EVFTA to boost export growth by 5%


Vietnam, one of the region’s fastest-growing economies backed by robust export and foreign investment inflows, is forecast to enjoy an annual average export growth ranging from 5 to 8% between 2019 and 2023.

The signing of both EVFTA and EVIPA will enable Vietnam to deepen its economic integration and speed up administrative reforms.

This forecast was made by the Vietnamese Ministry of Planning and Investment in a newly-released report that reviews the potential impacts of the EU – Vietnam Free Trade Agreement (EVFTA) and EU – Vietnam Investment Protection Agreement (EVIPA) which both sides inked in Hanoi on 30 June.

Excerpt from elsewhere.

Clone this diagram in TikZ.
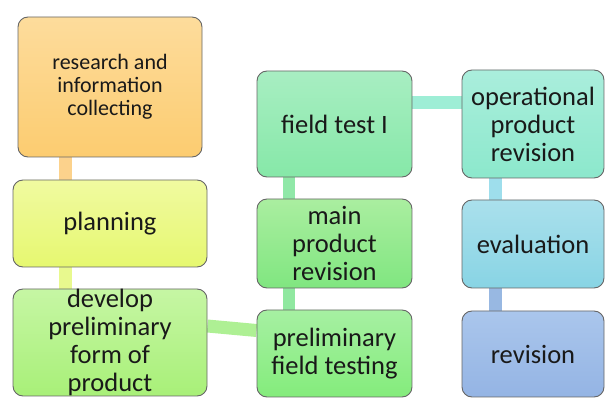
\documentclass[tikz,border=0pt]{standalone}
\usepackage{fontspec}
\setmainfont{Carlito}
\usetikzlibrary{backgrounds}
\begin{document}
\begin{tikzpicture}[x=1pt,y=-1pt,
  stagebox/.style={draw=black!60, line width=0.9pt, rounded corners=10pt,
    inner sep=0pt, align=center, text=black!90,
    font=\fontsize{26.5}{28}\selectfont},
  link/.style={line width=13pt},
]
\useasboundingbox (0,0) rectangle (606,398);

% first column
\node[stagebox, minimum width=184pt, minimum height=140pt,
  top color={rgb,255:red,253;green,220;blue,156}, bottom color={rgb,255:red,252;green,204;blue,112},
  font=\fontsize{22}{23}\selectfont]
  (res) at (110,87) {research and\\information\\collecting};
\node[stagebox, minimum width=194pt, minimum height=87pt,
  top color={rgb,255:red,240;green,250;blue,160}, bottom color={rgb,255:red,230;green,248;blue,112}]
  (plan) at (110,223.5) {planning};
\node[stagebox, minimum width=194pt, minimum height=107pt,
  top color={rgb,255:red,198;green,246;blue,164}, bottom color={rgb,255:red,168;green,240;blue,120}]
  (dev) at (110,342.5) {develop\\preliminary\\form of\\product};

% second column
\node[stagebox, minimum width=155pt, minimum height=106pt,
  top color={rgb,255:red,168;green,238;blue,194}, bottom color={rgb,255:red,134;green,232;blue,168}]
  (ft) at (334.5,124) {field test I};
\node[stagebox, minimum width=155pt, minimum height=89pt,
  top color={rgb,255:red,170;green,238;blue,160}, bottom color={rgb,255:red,128;green,230;blue,128}]
  (mpr) at (334.5,243.5) {main\\product\\revision};
\node[stagebox, minimum width=155pt, minimum height=87pt,
  top color={rgb,255:red,166;green,240;blue,162}, bottom color={rgb,255:red,132;green,236;blue,124}]
  (pft) at (334.5,353.5) {preliminary\\field testing};

% third column
\node[stagebox, minimum width=142pt, minimum height=108pt,
  top color={rgb,255:red,170;green,238;blue,220}, bottom color={rgb,255:red,140;green,232;blue,204}]
  (op) at (533,124) {operational\\product\\revision};
\node[stagebox, minimum width=142pt, minimum height=88pt,
  top color={rgb,255:red,170;green,224;blue,236}, bottom color={rgb,255:red,136;green,212;blue,228}]
  (ev) at (533,244) {evaluation};
\node[stagebox, minimum width=142pt, minimum height=86pt,
  top color={rgb,255:red,170;green,198;blue,236}, bottom color={rgb,255:red,148;green,180;blue,228}]
  (rev) at (533,354) {revision};

% x positions of the vertical links
\coordinate (k1) at (65,0);
\coordinate (k2) at (289,0);
\coordinate (k3) at (495,0);

\begin{pgfonlayer}{background}
  \draw[link, color={rgb,255:red,252;green,210;blue,140}] (res.south -| k1) -- (plan.north -| k1);
  \draw[link, color={rgb,255:red,232;green,249;blue,142}] (plan.south -| k1) -- (dev.north -| k1);
  \draw[link, color={rgb,255:red,174;green,240;blue,148}] ([yshift=16.5pt]dev.east) -- ([yshift=23pt]pft.west);
  \draw[link, line width=12pt, color={rgb,255:red,144;green,232;blue,160}] (pft.north -| k2) -- (mpr.south -| k2);
  \draw[link, line width=12pt, color={rgb,255:red,144;green,232;blue,168}] (mpr.north -| k2) -- (ft.south -| k2);
  \draw[link, color={rgb,255:red,158;green,238;blue,214}] ([yshift=21pt]ft.east) -- ([yshift=21pt]op.west);
  \draw[link, color={rgb,255:red,158;green,222;blue,236}] (op.south -| k3) -- (ev.north -| k3);
  \draw[link, color={rgb,255:red,152;green,184;blue,226}] (ev.south -| k3) -- (rev.north -| k3);
\end{pgfonlayer}
\end{tikzpicture}
\end{document}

Vietnam Economic Times cited the report as saying that if domestic firms are fully aware of how best to utilize tariffs, non-tariff incentives, and favourable conditions in both politics and economy to increase their exports to EU markets, the country’s total export turnover could rise by 5.21 to 8.17% between 2019 and 2023, 11.12 to 15.27% in the 2024-28 period, and 17.98 to 21.95% from 2029 to 2033, the report indicates.

The ministry said that the export growth would be driven by local firms shifting to enjoy the higher benefits from the EVFTA in comparison with other trade deals as their export capacity remains limited.

Farm produce, manufacturing and processed categories, and apparel and footwear products in particular would top the list of beneficiaries of the EU’s tariff cuts as they are predicted to record impressive growth over the future.

Other beneficial industries include transport, finance and insurance, and other services.

In a medium and long – term approach, foreign direct investment inflows into the country would help boost exports to the trading bloc, largely due to tariff cuts and the elimination of non-tariff barriers.

Meanwhile, means of transport, machinery, telephones and components, processed food items, and drinks are poised to top the list of EU exports to Vietnam.

Nguyen Chi Dung, Minister of Planning and Investment, said the signing of both EVFTA and EVIPA will enable the country to deepen its economic integration and speed up administrative reforms relating to business climate, intellectual property, public procurement, and labor use.

The EVIPA is expected to help woo additional high-quality investment projects from EU enterprises. Given this, the Government has been reviewing adjustments and supplements to current laws on investment, enterprises, land management, environmental protection, and labor use.

Furthermore, legal and institutional systems would be perfected to lure additional investments from the private sector in infrastructure and public services, thus paving the way to furthering overall development.